→ **What needs to be done**
Transcribe every line from the top down to the line with "(1, 5.2)), zorder=1)", both ends included, but not the pictures.
* START *
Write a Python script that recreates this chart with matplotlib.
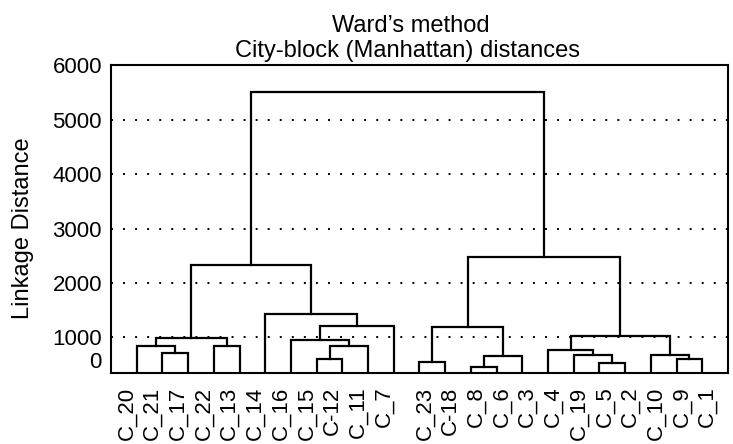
import numpy as np
import matplotlib
matplotlib.use("Agg")
import matplotlib.pyplot as plt

plt.rcParams["font.family"] = ["Liberation Sans", "DejaVu Sans"]

# Leaf order along the x axis
leaves = ["C_20", "C_21", "C_17", "C_22", "C_13", "C_14", "C_16", "C_15", "C-12",
          "C_11", "C_7", "C_23", "C-18", "C_8", "C_6", "C_3", "C_4", "C_19", "C_5",
          "C_2", "C_10", "C_9", "C_1"]

# Merges: new node, left child, right child, linkage distance
merge_node = ["L1", "L2", "L3", "L4", "M1", "M2", "M3", "M4", "M5", "A",
              "R1", "R2", "R3", "R4", "S1", "S2", "S3", "T1", "T2", "U", "B", "ROOT"]
merge_left = ["C_21", "C_20", "C_22", "L2", "C_15", "M1", "C_16", "M3", "C_14", "L4",
              "C_23", "C_8", "R2", "R1", "C_5", "C_19", "C_4", "C_9", "C_10", "S3", "R4", "A"]
merge_right = ["C_17", "L1", "C_13", "L3", "C-12", "C_11", "M2", "C_7", "M4", "M5",
               "C-18", "C_6", "C_3", "R3", "C_2", "S1", "S2", "C_1", "T1", "T2", "U", "B"]
merge_height = [556, 759, 759, 989, 389, 767, 925, 1214, 1429, 2330,
                322, 183, 489, 1184, 278, 500, 647, 397, 509, 1024, 2472, 5513]

yticks = [0, 1000, 2000, 3000, 4000, 5000, 6000]


# y axis in the picture is squeezed below 1000
def fwd(v):
    v = np.asarray(v, dtype=float)
    return np.where(v < 1000, v * 0.662, v - 338.0)


def inv(y):
    y = np.asarray(y, dtype=float)
    return np.where(y < 662, y / 0.662, y + 338.0)


fig = plt.figure(figsize=(7.33, 4.44), dpi=100)
ax = fig.add_axes([0.1514, 0.1592, 0.8418, 0.6933])
ax.set_yscale("function", functions=(fwd, inv))

# dotted reference lines
for t in yticks[1:-1]:
    ax.axhline(t, color="black", lw=1.4, linestyle=(0, (1, 5.2)), zorder=1)

pos = {name: (i, 0.0) for i, name in enumerate(leaves)}
for node, l, r, h in zip(merge_node, merge_left, merge_right, merge_height):
    xl, yl = pos[l]
    xr, yr = pos[r]
    ax.plot([xl, xl, xr, xr], [yl, h, h, yr], color="black", lw=1.6,
            solid_joinstyle="miter", zorder=3)
    pos[node] = ((xl + xr) / 2, h)

ax.set_xlim(-1, len(leaves))
ax.set_ylim(0, 6000)

ax.set_yticks(yticks)
ax.set_yticklabels([str(t) for t in yticks], fontsize=16)
ax.tick_params(axis="y", length=0, pad=6.5)
ax.get_yticklabels()[0].set_verticalalignment("bottom")

# labels sit slightly off the leaves in the original
shift = [-0.39] * 11 + [0.2] * 12
ax.set_xticks([i + s for i, s in enumerate(shift)])
ax.set_xticklabels(leaves, rotation=90, fontsize=16)
ax.tick_params(axis="x", length=0, pad=9.5)

for sp in ax.spines.values():
    sp.set_linewidth(1.5)

fig.text(23 / 733, 1 - 228 / 444, "Linkage Distance", rotation=90,
         ha="center", va="center", fontsize=17)
fig.text(411 / 733, 1 - 31.7 / 444, "Ward\u2019s method", ha="center",
         va="baseline", fontsize=17)
fig.text(407 / 733, 1 - 56.7 / 444, "City-block (Manhattan) distances",
         ha="center", va="baseline", fontsize=17)

fig.savefig("out.png", dpi=100)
* END *
→ **Full response**
Write a Python script that recreates this chart with matplotlib.
import numpy as np
import matplotlib
matplotlib.use("Agg")
import matplotlib.pyplot as plt

plt.rcParams["font.family"] = ["Liberation Sans", "DejaVu Sans"]

# Leaf order along the x axis
leaves = ["C_20", "C_21", "C_17", "C_22", "C_13", "C_14", "C_16", "C_15", "C-12",
          "C_11", "C_7", "C_23", "C-18", "C_8", "C_6", "C_3", "C_4", "C_19", "C_5",
          "C_2", "C_10", "C_9", "C_1"]

# Merges: new node, left child, right child, linkage distance
merge_node = ["L1", "L2", "L3", "L4", "M1", "M2", "M3", "M4", "M5", "A",
              "R1", "R2", "R3", "R4", "S1", "S2", "S3", "T1", "T2", "U", "B", "ROOT"]
merge_left = ["C_21", "C_20", "C_22", "L2", "C_15", "M1", "C_16", "M3", "C_14", "L4",
              "C_23", "C_8", "R2", "R1", "C_5", "C_19", "C_4", "C_9", "C_10", "S3", "R4", "A"]
merge_right = ["C_17", "L1", "C_13", "L3", "C-12", "C_11", "M2", "C_7", "M4", "M5",
               "C-18", "C_6", "C_3", "R3", "C_2", "S1", "S2", "C_1", "T1", "T2", "U", "B"]
merge_height = [556, 759, 759, 989, 389, 767, 925, 1214, 1429, 2330,
                322, 183, 489, 1184, 278, 500, 647, 397, 509, 1024, 2472, 5513]

yticks = [0, 1000, 2000, 3000, 4000, 5000, 6000]


# y axis in the picture is squeezed below 1000
def fwd(v):
    v = np.asarray(v, dtype=float)
    return np.where(v < 1000, v * 0.662, v - 338.0)


def inv(y):
    y = np.asarray(y, dtype=float)
    return np.where(y < 662, y / 0.662, y + 338.0)


fig = plt.figure(figsize=(7.33, 4.44), dpi=100)
ax = fig.add_axes([0.1514, 0.1592, 0.8418, 0.6933])
ax.set_yscale("function", functions=(fwd, inv))

# dotted reference lines
for t in yticks[1:-1]:
    ax.axhline(t, color="black", lw=1.4, linestyle=(0, (1, 5.2)), zorder=1)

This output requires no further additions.